Russia’s LPG trade is doing exactly what sanctions usually force it to do: rerouting, not retreating.
New data from industry sources shows Russia nearly doubled liquefied petroleum gas exports to Central Asia and Afghanistan in the first eleven months of this year, sending just over 1 million metric tons into those markets. That surge pushed the region’s share of Russian LPG exports to roughly 36 percent, up from 19 percent a year earlier, after the EU imposed restrictions on Russian LPG imports in December 2024.
It sounds dramatic, but the reality is more transactional.

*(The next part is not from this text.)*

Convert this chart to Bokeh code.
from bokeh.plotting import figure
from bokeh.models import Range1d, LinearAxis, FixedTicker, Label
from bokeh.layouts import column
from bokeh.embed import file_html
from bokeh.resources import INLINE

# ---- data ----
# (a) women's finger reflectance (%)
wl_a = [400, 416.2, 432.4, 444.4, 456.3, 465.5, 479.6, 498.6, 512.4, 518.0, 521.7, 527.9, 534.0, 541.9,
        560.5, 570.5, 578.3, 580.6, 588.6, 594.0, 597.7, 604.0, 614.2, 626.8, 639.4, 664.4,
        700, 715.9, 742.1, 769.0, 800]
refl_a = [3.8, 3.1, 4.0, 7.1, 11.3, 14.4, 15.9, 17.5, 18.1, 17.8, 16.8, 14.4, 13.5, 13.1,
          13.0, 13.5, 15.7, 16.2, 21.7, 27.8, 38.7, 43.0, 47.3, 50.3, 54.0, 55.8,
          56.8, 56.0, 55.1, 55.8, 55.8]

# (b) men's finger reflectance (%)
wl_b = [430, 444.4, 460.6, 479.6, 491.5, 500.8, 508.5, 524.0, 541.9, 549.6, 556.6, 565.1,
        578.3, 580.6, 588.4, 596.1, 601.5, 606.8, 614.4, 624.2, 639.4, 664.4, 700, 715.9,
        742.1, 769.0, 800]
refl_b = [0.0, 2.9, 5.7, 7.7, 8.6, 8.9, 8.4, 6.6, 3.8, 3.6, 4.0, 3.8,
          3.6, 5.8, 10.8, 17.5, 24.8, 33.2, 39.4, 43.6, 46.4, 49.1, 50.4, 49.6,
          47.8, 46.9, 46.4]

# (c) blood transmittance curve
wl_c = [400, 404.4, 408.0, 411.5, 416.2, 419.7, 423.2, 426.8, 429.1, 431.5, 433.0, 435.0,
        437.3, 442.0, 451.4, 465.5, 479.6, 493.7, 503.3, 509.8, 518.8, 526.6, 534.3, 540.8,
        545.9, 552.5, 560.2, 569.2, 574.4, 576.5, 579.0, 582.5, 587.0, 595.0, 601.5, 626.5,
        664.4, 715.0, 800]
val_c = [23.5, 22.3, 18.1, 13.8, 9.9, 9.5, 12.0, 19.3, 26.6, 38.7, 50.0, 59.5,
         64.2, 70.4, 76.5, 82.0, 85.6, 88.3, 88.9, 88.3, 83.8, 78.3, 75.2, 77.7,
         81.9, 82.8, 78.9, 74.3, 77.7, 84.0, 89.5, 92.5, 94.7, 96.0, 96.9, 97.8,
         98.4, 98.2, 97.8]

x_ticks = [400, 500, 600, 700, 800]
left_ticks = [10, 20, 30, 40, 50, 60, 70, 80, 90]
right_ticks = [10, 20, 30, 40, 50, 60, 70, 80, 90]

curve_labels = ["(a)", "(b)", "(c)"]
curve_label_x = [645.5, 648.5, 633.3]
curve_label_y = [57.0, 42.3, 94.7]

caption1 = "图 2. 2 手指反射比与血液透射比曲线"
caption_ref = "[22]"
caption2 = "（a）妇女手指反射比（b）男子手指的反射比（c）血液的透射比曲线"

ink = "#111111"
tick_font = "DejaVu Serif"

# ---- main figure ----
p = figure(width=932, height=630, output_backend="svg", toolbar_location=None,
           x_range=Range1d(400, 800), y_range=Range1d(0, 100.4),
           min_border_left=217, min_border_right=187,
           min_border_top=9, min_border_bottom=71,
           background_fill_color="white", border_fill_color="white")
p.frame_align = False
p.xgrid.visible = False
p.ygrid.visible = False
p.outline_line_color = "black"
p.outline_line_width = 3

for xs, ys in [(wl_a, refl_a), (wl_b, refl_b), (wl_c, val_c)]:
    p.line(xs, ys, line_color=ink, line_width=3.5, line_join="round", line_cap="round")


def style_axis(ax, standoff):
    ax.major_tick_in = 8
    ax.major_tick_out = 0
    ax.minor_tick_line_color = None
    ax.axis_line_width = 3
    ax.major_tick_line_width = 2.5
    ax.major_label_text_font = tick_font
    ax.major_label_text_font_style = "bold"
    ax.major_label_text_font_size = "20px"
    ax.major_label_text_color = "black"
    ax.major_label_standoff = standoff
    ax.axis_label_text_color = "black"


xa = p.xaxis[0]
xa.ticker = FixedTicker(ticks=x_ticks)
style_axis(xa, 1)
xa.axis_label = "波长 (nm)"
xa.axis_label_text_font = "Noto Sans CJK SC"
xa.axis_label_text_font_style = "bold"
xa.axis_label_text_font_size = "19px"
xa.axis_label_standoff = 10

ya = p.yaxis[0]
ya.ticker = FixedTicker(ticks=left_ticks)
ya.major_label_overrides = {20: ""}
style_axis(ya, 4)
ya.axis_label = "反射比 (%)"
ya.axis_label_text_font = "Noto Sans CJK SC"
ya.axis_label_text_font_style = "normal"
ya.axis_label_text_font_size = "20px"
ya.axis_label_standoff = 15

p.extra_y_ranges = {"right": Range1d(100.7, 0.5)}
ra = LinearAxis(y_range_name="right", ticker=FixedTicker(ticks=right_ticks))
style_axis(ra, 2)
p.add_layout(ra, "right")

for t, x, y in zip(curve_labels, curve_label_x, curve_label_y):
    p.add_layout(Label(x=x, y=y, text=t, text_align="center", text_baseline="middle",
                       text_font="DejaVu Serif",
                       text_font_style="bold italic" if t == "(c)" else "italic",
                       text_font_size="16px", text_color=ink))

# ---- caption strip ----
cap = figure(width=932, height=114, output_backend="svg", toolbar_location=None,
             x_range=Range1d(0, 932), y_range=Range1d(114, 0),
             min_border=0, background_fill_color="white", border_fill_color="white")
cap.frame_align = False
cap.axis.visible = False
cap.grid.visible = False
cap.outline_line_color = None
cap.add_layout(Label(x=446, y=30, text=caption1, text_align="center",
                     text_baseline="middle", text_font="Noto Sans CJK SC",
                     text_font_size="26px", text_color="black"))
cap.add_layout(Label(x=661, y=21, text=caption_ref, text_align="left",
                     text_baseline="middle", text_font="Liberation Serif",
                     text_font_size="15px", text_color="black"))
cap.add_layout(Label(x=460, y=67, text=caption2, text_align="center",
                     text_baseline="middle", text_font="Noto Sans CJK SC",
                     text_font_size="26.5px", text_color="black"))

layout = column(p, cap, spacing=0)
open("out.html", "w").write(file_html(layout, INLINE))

Europe didn’t vanish overnight, but it did close enough doors to force Russian suppliers to scramble. LPG that once moved west now flows south and east to areas where sanctions enforcement is lighter (and political barriers are lower). Afghanistan has emerged as one of the largest buyers in that region, importing about 418,000 tons, an increase of roughly 50 percent year on year. Some of that volume is moving via Kazrosgaz, Russia’s joint venture with Kazakhstan, which gives the trade additional insulation.
What’s less clear is whether Afghanistan and Central Asia fully replaced Europe in volume terms. The available data doesn’t show Russia exporting more LPG overall. It shows Russia exporting differently. The sharp drop in domestic LPG prices after the EU ban last year suggests that supply briefly outran demand, pointing to displacement rather than growth. In other words, Russia likely lost higher margin European buyers and replaced them with lower margin ones closer to home.

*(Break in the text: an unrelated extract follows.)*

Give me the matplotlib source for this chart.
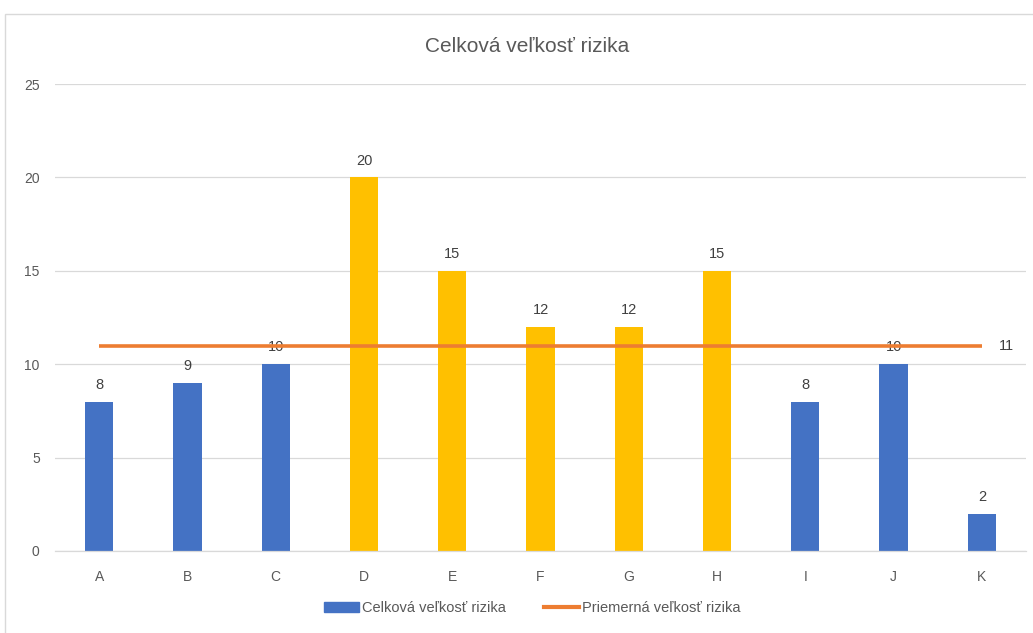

There’s another layer here that matters. Traders say rising Russian LPG shipments to Afghanistan have come partly at the expense of Iran, another sanctioned supplier. That means Afghanistan isn’t necessarily consuming much more LPG than before. It’s simply switching sanctioned sources.
Geopolitically speaking, the shift in LPG flows makes sense. Moscow has steadily deepened ties with the Taliban-led government, being the first government to formally accept an Afghan ambassador. Russia has also expanded energy cooperation to increase its influence in Central and South Asia. LPG is cheap, mobile, and a smart political tool. It keeps vehicles running, homes heated, and relationships warm.
As many shrewd analysts predicted at the onset of sanctions, Russia is still selling. As for Afghanistan, it is still buying.